As we walked out of our building on Water Street in DUMBO, we saw a shiny, brand-spanking-new Mercedes faltering at the intersection. We knew it was lost because shiny new Mercedes aren't indigenous to DUMBO, so it only meant one thing. The owner of the car was going where we were that night, St Ann's Warehouse. That's the thing about The Wooster Group. They have a very loyal and dedicated following and the great thing is that people will even follow them –gasp!– over the river.
The Wooster Group's foray into Shakespeare is certainly not your mother's Hamlet, well not my mother's, anyway. And it is certainly not like any Hamlet I have seen before and that's a good thing. The Wooster Group describes it as an "archeaological excursion into America's cultural past". What that means is they were highly drawn to the 1964 Richard Burton Hamlet which was filmed with 17 cameras at differing angles, the actors in rehearsal clothes. The footage was then edited into a film and shown at 200 theaters around the country for a period of 2 days only. The film was then supposed to be destroyed, but Burton's widow kept a copy. All in all, an alluring concept, and very well done.

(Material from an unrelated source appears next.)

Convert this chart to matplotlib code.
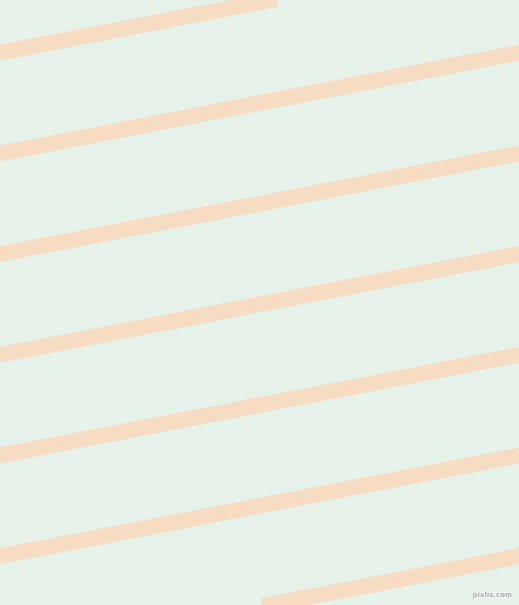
import matplotlib
matplotlib.use("Agg")
import matplotlib.pyplot as plt
import matplotlib.patheffects as pe

W, H = 519, 605
bg_color = "#E7F2EB"
stripe_color = "#F5DCC3"

# left-edge y of each stripe centre (pixels) and the drop across the full width
left_y = [-48.0, 52.7, 153.4, 254.1, 354.8, 455.5, 556.2, 656.9]
drop = 100.7
stripe_px = 15.7

fig = plt.figure(figsize=(W / 100, H / 100), dpi=100)
ax = fig.add_axes([0, 0, 1, 1])
ax.set_xlim(0, W)
ax.set_ylim(H, 0)
ax.set_facecolor(bg_color)
fig.patch.set_facecolor(bg_color)
ax.axis("off")

for y0 in left_y:
    x = [-20, W + 20]
    y = [y0 - drop * xi / W for xi in x]
    ax.plot(x, y, color=stripe_color, lw=stripe_px * 0.72, solid_capstyle="butt")

ax.text(513, 595, "pixlis.com", fontsize=5, color="#A4AAA6", ha="right", va="center",
        fontweight="bold",
        path_effects=[pe.withStroke(linewidth=1.2, foreground="white")])

fig.savefig("out.png", dpi=100, facecolor=bg_color)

The Wooster Group takes this film as the platform for their own Hamlet. Well, not a platform but a basis, an imitation and homage. The film is projected as the backdrop to the play, and the players stay impeccably true to its parent, imitating their stage directions, gestures and movements. This sounds simple enough, but this imitation is true to the angles that the 17 different camera create on the film version, meaning that the angles and views change constantly. The Group deals with this by moving themselves and also the props and furniture (which luckily for them was minimal) in accordance with the camera angles, stage front being the screen.
If this doesn't sound complicated enough, the Group also skips through some of the footage (although not much; the play is a bum-aching 3 hours long) and the film also has a few blips, all of which are faithfully translated by the players on the stage. But the film and play are also sped up and slowed down so that the speech is in tune with the original iambic pentameter; the meter in which most of Shakespeare's plays are written, the meter of English poetry. This would normally be fine, but this requires the jerkiness of changing the film to be in accordance with the meter and then the players also. Confused yet?
The film is also toyed with a little – characters are erased from the screen to compound the ghost-on-ghost theme of the play and also this particular production of it. You find yourself testing them as you watch their jerky hand movements and stage jumps that are always a meticulous mirror of what is going on in the backdrop of the film behind them. I have to say that whether or not their production was successful, their execution of their intent was flawless. And their intent was a massive feat.
Was the acting good? Certainly. Hamlet himself was powerful, troubled and arresting. What was particularly effective was some of the later scenes in Act IV, when Hamlet's demise is being discussed but he is not actually part of the scene. LeCompte uses Hamlet to move the props on the stage, wheeling the furniture around, present but not quite there. Hamlet is also the controller of the footage – he pauses it, skips through it, controls it and owns the story and quite literally this stage. Gertrude and Ophelia were both played by Kate Valk, which heightened the contrast between the innocent young girl and incestuous mother in a very interesting manner. The film's graininess and poor quality lends itself very well to being a symbol of the flickering ghost, a constant reminder of Hamlet's father, ever present. It's all really rather clever: the use of a transient ghost of a film being used as symbolism for the ghost on the stage. Do I sound sarcastic? Well, maybe just a little bit.
The Wooster Group's intention was fulfilled technically extremely well. Did it lend me any further understand or emotion connected to the underlying meaning of the play? Not at all. But I don't think it intended to.